The rules of grammar are not rules in the same sense that the rules of baseball, or chess, or tiddlywinks are rules. The latter are prescriptive: if you want to play those games, they describe how you must play them. (Note, however, that even rules of this sort allow for locally recognized variants.) Rules of grammar, however, are descriptive: they exist to set forth the range of utterances which can be made and understood by native speakers of a language. In that sense, “It’s me” is in fact grammatical — no native speaker of English is going to misunderstand what is meant by it.

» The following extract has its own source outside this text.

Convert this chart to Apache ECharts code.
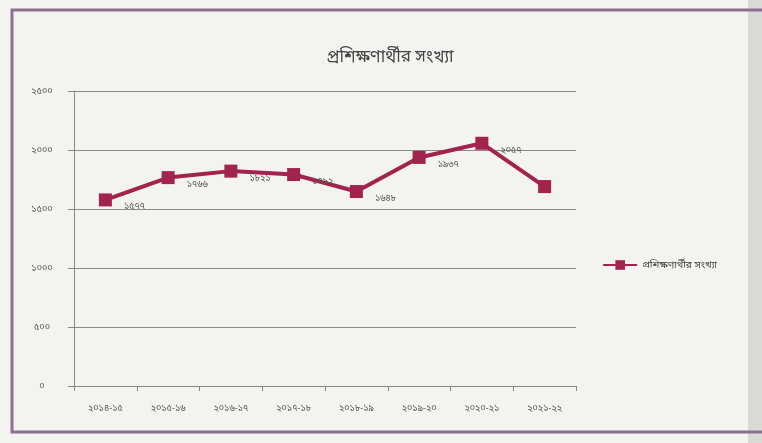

Grammar, however, is not the same thing as usage, or as idiom, even though prescriptivist grammarians try to conflate the three. “It’s me” is colloquial usage, or casual written usage; “It is I” is formal written usage, in that a contemporary native speaker is highly unlikely to utter it in normal conversation. Similarly, “ain’t” is grammatical — a native speaker of English will understand what is meant by it — but in terms of usage it is at best colloquial, in addition to being strongly marked for region and class. A good teacher of English will make sure that his/her students are able to recognize and employ standard usage; a really good teacher of English will do so without stigmatizing his/her students’ own speech habits. There are not as many really good teachers of English as there should be.

“It’s me” is also an English idiom — idioms being those bits and bobs of a language that don’t fit into any of the standard tables at the back of the textbook, the ones where the instructor informs the class, grimly, that they’re just going to have to memorize those bits because they don’t make any regular sense. Every language has them: the fossilized snippets of extinct grammar, the vocabulary items borrowed whole from other sources and only halfway bashed into regularity, the words and phrases whose sound or meaning or function has shifted so far from the original that the logical connection has been severed.

Most of the time, when native speakers of a language complain about the grammar of other native speakers of a language, it’s actually their usage that’s being complained about — and thus, indirectly, their social or economic status.